When at all diseased the glenoidal surface of the navicular bone should be curetted, even to the extent of the removal of the whole of the cartilage. A healthy, granulating surface is thus insured.
The above figure from Gutenacker's 'Hufkrankheiten' explains shortly the position of the operation wound and the structures involved, rendering further description unnecessary here.
The operation ended, the dressing follows. Upon this depends very largely the ultimate recovery of the patient, for it is only by careful attention and suitable dressings that effectual repair of the injured structures may be brought about.
A light shoe is first tacked on to the foot, and those portions of the horny sole that have been allowed to remain dressed with Venice turpentine, tar, or other thickly-adherent antiseptic.

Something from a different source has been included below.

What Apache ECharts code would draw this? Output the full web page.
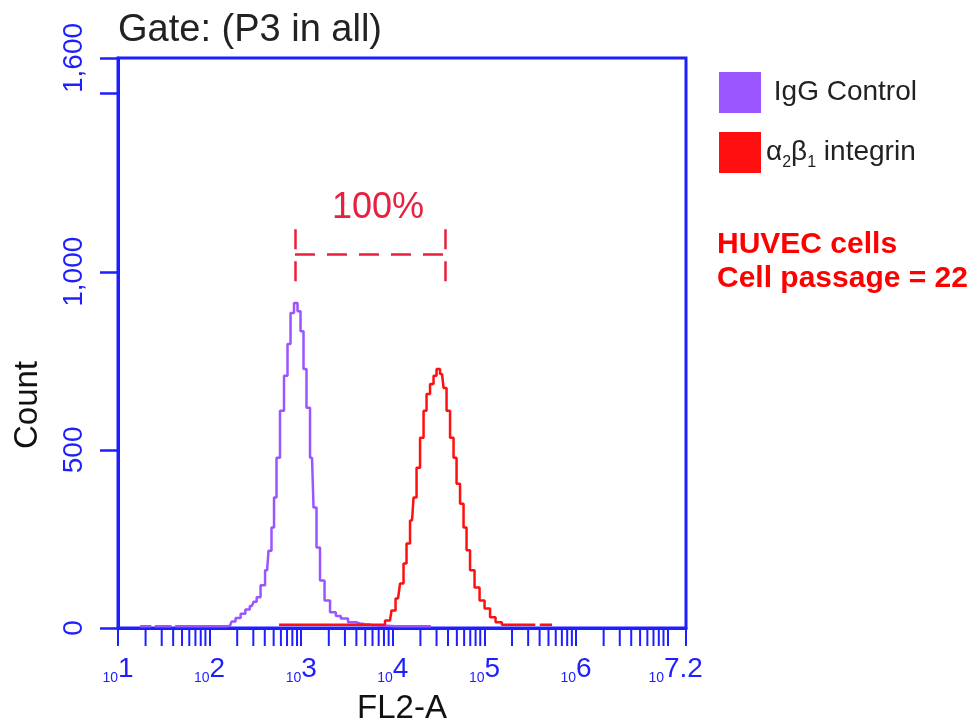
<!DOCTYPE html>
<html><head><meta charset="utf-8">
<script src="https://cdn.jsdelivr.net/npm/echarts@6/dist/echarts.min.js"></script>
<style>html,body{margin:0;padding:0;background:#fff}#c{width:979px;height:723px}</style>
</head><body><div id="c"></div>
<script>
// ---- data (FL2-A fluorescence vs count) ----
const iggX = [17.4, 22.3, 24, 26.6, 37, 40, 44, 60, 80, 110, 140, 167, 180, 205, 232, 260, 290, 315, 338, 383, 424, 456, 492, 518, 558, 617, 682, 736, 794, 877, 946, 1021, 1099, 1186, 1312, 1415, 1525, 1687, 1914, 2225, 2560, 2858, 3681, 4400, 4977, 6000, 7250, 10570, 15410, 20000, 26120];
const iggY = [5, 5, '-', 5, 5, '-', 5, 5, 5, 5, 5, 6, 18, 28, 40, 52, 62, 74, 86, 120, 162, 217, 282, 366, 478, 610, 708, 797, 884, 912, 889, 833, 727, 618, 478, 338, 226, 133, 77, 44, 34, 27, 16, 12, 10, 8, 6, 5, 5, 5, 5];
const intX = [573, 971, 2060, 4383, 7250, 9310, 10050, 11400, 12600, 13580, 14650, 16200, 17470, 18850, 20840, 22480, 24230, 26790, 28900, 31140, 34440, 37150, 40080, 44290, 47760, 51510, 56930, 61410, 66230, 73210, 83000, 94160, 106800, 124100, 140700, 170000, 215600, 339300, 380000, 425300, 547000];
const intY = [9, 9, 9, 9, 9, 21, 49, 83, 125, 181, 237, 302, 366, 450, 534, 610, 657, 685, 708, 727, 713, 674, 610, 534, 478, 405, 349, 282, 218, 162, 114, 77, 55, 30, 16, 9, 9, 9, '-', 9, 9];
const seriesNames = ['IgG Control', 'α2β1 integrin'];
const yTickValues = [0, 500, 1000, 1500, 1600];
const yTickLabels = ['0', '500', '1,000', '', '1,600'];
const xDecadeExp = [1, 2, 3, 4, 5, 6, 7];
const xDecadeLabels = ['1', '2', '3', '4', '5', '6', '7.2'];
const xMinExp = 1, xMaxExp = 7.2;
// annotation "100%" bracket (data coords)
const bracketX = [855, 37150];
const bracketY = 1049;
const bracketCap = [973, 1127];
const bracketTextPos = [6890, 1178];

const BLUE = '#1e1eff';
const PURPLE = '#9b55ff';
const RED = '#ff0f0f';
const ANNO = '#e8203f';
const FONT = '"Liberation Sans", Arial, sans-serif';

// minor log ticks (2..9 per decade) for the log axis
const minorTicks = [];
for (let d = xMinExp; d < Math.ceil(xMaxExp); d++) {
  for (let k = 2; k <= 9; k++) {
    const v = k * Math.pow(10, d);
    if (Math.log10(v) <= xMaxExp) minorTicks.push([v, 0]);
  }
}

const iggData = iggX.map((x, i) => [x, iggY[i]]);
const intData = intX.map((x, i) => [x, intY[i]]);

const chart = echarts.init(document.getElementById('c'), null, {renderer: 'canvas'});
chart.setOption({
  animation: false,
  backgroundColor: '#fff',
  grid: {left: 118, top: 58, right: 293, bottom: 95, containLabel: false, outerBoundsMode: 'none',
    show: true, borderColor: BLUE, borderWidth: 3, backgroundColor: 'transparent'},
  legend: {
    data: seriesNames,
    orient: 'vertical', left: 714, top: 67,
    itemWidth: 42, itemHeight: 41, itemGap: 19,
    icon: 'rect', selectedMode: false,
    formatter: n => n === seriesNames[0] ? ' IgG Control' : 'α{s|2}β{s|1} integrin',
    textStyle: {fontSize: 28, color: '#222', fontFamily: FONT,
      rich: {s: {fontSize: 16, color: '#222', fontFamily: FONT, verticalAlign: 'bottom', padding: [0, 0, -4, 0]}}}
  },
  xAxis: {
    type: 'log', logBase: 10,
    min: Math.pow(10, xMinExp), max: Math.pow(10, xMaxExp),
    name: 'FL2-A', nameLocation: 'middle', nameGap: 64,
    nameTextStyle: {fontSize: 33, color: '#111', fontFamily: FONT},
    axisLine: {show: true, lineStyle: {color: BLUE, width: 3}},
    axisTick: {show: true, inside: false, length: 18, lineStyle: {color: BLUE, width: 2}},
    splitLine: {show: false}, minorTick: {show: false},
    axisLabel: {
      margin: 25, color: BLUE,
      formatter: v => {
        const e = Math.round(Math.log10(v) * 10) / 10;
        const idx = xDecadeExp.indexOf(e);
        if (idx < 0) return '';
        const lab = xDecadeLabels[idx];
        return (lab.length > 1 ? '{p|}' : '') + '{b|10}{e|' + lab + '}';
      },
      rich: {
        b: {fontSize: 14, color: BLUE, fontFamily: FONT, verticalAlign: 'bottom'},
        e: {fontSize: 28, color: BLUE, fontFamily: FONT, lineHeight: 32},
        p: {width: 16}
      }
    }
  },
  yAxis: {
    type: 'value', min: 0, max: 1600, interval: 500,
    axisLine: {show: true, lineStyle: {color: BLUE, width: 3}},
    axisTick: {show: true, inside: false, length: 18, lineStyle: {color: BLUE, width: 2.5}},
    splitLine: {show: false},
    axisLabel: {
      rotate: 90, margin: 30, color: BLUE, fontSize: 28, fontFamily: FONT,
      formatter: v => { const i = yTickValues.indexOf(v); return i < 0 ? '' : yTickLabels[i]; }
    }
  },
  graphic: [
    {type: 'text', left: 118, top: 12, style: {text: 'Gate: (P3 in all)', font: '38px ' + FONT, fill: '#222'}},
    {type: 'text', x: 28, y: 405, rotation: Math.PI / 2, style: {text: 'Count', font: '33px ' + FONT, fill: '#111', align: 'center', verticalAlign: 'middle'}},
    {type: 'text', left: 717, top: 228, style: {text: 'HUVEC cells\nCell passage = 22', font: 'bold 30px ' + FONT, fill: '#ff0000', lineHeight: 34}}
  ],
  series: [
    {
      name: seriesNames[0], type: 'line', data: iggData, step: 'middle',
      showSymbol: false, symbol: 'none', connectNulls: false, silent: true, z: 3,
      color: PURPLE, lineStyle: {color: PURPLE, width: 2.5}
    },
    {
      name: seriesNames[1], type: 'line', data: intData, step: 'middle',
      showSymbol: false, symbol: 'none', connectNulls: false, silent: true, z: 4,
      color: RED, lineStyle: {color: RED, width: 2.5},
      markLine: {
        silent: true, symbol: ['none', 'none'], label: {show: false},
        lineStyle: {color: ANNO, type: [20, 12], width: 2.5},
        emphasis: {disabled: true},
        data: [
          [{coord: [bracketX[0], bracketY]}, {coord: [bracketX[1], bracketY]}],
          [{coord: [bracketX[0], bracketCap[0]]}, {coord: [bracketX[0], bracketCap[1]]}],
          [{coord: [bracketX[1], bracketCap[0]]}, {coord: [bracketX[1], bracketCap[1]]}]
        ]
      },
      markPoint: {
        silent: true, symbol: 'rect', symbolSize: 1,
        itemStyle: {color: 'transparent'},
        label: {show: true, position: 'inside', formatter: '100%', color: ANNO, fontSize: 36, fontFamily: FONT},
        data: [{coord: bracketTextPos}]
      }
    },
    {
      name: 'minorTicks', type: 'custom', data: minorTicks, silent: true, clip: false, z: 1,
      renderItem: (params, api) => {
        const p = api.coord([api.value(0), 0]);
        return {type: 'line', shape: {x1: p[0], y1: p[1], x2: p[0], y2: p[1] + 18}, style: {stroke: BLUE, lineWidth: 2}};
      }
    }
  ]
});
</script></body></html>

The exposed soft tissues are then dressed with pledgets of tow[A] soaked in alcohol and carbolic acid. This dressing must be allowed to remain in position, and is kept there by means of a bandage, or the shoe with plates (Fig. 55) and a bandage over it. No pressure is needed; consequently, the pledgets of tow must not be too thick.
[Footnote A: When using tow in the form of a pad, it is well to remember that many small balls of the material rolled lightly in the palm of the hand and afterwards massed together are far better than one large pad of the tow taken without this preparation. The irregularities of the wound are better fitted, and the whole dressing easier remains in situ (H.C.R.).]

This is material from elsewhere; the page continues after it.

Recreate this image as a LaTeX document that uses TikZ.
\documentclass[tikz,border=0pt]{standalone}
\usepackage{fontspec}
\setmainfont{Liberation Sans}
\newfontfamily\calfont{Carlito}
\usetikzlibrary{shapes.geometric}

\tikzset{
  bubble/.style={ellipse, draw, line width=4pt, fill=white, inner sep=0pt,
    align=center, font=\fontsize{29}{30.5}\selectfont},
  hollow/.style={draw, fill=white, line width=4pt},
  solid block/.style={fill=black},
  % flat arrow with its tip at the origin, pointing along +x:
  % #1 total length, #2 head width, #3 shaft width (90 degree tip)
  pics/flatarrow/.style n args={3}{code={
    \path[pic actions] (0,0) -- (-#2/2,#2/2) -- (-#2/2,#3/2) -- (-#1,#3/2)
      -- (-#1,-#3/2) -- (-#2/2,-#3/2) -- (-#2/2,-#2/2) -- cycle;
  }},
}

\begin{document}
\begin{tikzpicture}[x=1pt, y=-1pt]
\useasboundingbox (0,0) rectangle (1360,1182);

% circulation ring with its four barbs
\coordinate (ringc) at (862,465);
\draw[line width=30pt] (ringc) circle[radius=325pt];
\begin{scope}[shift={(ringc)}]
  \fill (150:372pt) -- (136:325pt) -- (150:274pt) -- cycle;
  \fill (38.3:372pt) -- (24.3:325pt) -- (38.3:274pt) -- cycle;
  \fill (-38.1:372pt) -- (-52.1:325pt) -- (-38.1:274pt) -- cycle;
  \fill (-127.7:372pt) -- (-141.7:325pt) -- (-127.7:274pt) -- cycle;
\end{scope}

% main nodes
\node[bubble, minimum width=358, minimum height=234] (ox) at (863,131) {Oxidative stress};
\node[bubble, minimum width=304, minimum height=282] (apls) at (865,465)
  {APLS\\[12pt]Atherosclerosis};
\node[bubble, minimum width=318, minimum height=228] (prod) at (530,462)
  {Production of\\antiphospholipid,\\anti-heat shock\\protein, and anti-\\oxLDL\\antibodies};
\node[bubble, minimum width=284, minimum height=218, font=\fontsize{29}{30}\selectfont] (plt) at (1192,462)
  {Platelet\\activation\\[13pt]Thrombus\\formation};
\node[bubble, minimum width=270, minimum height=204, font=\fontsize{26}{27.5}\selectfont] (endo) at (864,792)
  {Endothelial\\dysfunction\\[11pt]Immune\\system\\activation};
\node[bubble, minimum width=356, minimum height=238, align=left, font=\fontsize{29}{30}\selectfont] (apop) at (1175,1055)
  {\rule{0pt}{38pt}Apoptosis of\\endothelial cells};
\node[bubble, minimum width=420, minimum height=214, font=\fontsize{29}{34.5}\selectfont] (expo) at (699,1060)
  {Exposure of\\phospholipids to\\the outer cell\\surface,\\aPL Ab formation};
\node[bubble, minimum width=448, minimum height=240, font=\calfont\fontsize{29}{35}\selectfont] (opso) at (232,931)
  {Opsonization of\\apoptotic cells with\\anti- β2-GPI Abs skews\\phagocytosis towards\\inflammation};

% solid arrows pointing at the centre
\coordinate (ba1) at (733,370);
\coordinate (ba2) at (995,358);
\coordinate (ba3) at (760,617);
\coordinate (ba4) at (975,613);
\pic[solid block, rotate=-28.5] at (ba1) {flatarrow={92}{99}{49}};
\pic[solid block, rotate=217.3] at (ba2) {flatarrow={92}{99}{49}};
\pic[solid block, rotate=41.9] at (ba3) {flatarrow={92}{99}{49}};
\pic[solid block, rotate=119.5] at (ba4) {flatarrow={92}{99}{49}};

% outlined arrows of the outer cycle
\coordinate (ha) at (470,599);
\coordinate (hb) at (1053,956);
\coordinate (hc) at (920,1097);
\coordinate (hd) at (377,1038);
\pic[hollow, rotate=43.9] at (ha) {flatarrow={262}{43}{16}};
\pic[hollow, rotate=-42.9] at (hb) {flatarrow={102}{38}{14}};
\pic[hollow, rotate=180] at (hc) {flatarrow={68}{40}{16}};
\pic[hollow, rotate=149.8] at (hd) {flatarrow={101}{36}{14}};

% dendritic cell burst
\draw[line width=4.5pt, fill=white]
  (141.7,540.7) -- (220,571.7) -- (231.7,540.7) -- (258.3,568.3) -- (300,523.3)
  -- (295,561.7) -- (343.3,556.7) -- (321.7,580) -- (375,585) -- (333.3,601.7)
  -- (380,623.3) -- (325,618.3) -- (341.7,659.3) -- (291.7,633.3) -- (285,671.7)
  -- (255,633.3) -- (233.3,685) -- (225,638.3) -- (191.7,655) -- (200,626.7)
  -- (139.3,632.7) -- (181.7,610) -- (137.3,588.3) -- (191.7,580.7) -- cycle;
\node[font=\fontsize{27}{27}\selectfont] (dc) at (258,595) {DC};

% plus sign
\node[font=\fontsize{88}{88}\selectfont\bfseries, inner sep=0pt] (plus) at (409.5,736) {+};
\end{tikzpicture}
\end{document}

In the after-dressing of the wound careful attention must be paid to the granulating surface. Where tending to become too vigorous in growth it should be held in check by suitable caustic dressings. At the same time it must be remembered that the granulating process of repair is always more rapid upon the plantar cushion and fleshy sole than upon the bone, or upon tendinous or cartilaginous structures. As a result of this we have a wound showing various aspects of cicatrization. Healthy granulation may be profuse in one spot, while in another it may be checked either by a flow of synovia from the still open bursa, or by fragments of bone or of tendon still acting as foreign bodies in the wound. These latter may be readily detected by their standing out as dark and uncovered spots in the healthy granulation around, and should be at once removed.
The time that an operation wound of this description takes to heal—and that without complication—is from one to two or three months. Continuation of pain and intensity of lameness are not to be taken as indications of failure. The reparative inflammation in the synovial membrane is quite sufficient to induce pain severe enough to prevent the animal from placing his foot to the ground for some weeks, even though the progress of the case, all unknown, may be all that is desired. So long as a great amount of pain is absent, and so long as appetite remains and swellings in the hollow of the heel fail to make their appearance, so long may the progress of the case be deemed satisfactory.
Recorded Case of the Treatment.—A cart-horse, aged six years, was sent to the Alfort School by a veterinary surgeon for having picked up a nail in the hind-foot. Professor Cadiot, judging the necessity for the complete operation, performed it on January 14, and spared the plantar cushion as much as possible. In consequence of the plantar aponeurosis being extensively necrosed, it was advisable to scrape the navicular bone and a part of the semilunar crest. The wound having been washed with a 1 per cent. solution of perchloride of mercury, it was dusted with iodoform and packed with gauze, and covered with a cotton-wool dressing, kept in position by means of a suitable shoe.
On January 16 there was no snatching up of the limb when the horse was made to put weight upon it; he ate his food well, and his condition improved every day. On January 21 the dressing was removed; the wound appeared pinky and granular, and there was no suppuration. The clot remaining from the hæmorrhage after the operation was removed, the wound was irrigated with a hot solution of sublimate, and then dusted with iodoform and covered with a dressing of iodoform gauze and absorbent wool. At this date the horse could stand on the injured limb. On January 31 a second dressing was made, and the animal almost walked sound. On February 7 the wound had almost closed up, save in its central part, where there was a small cavity, and the lameness had disappeared. On February 15 the wound had completely healed, and its borders were covered by a layer of thin horn. As the animal was sound it was sent to work.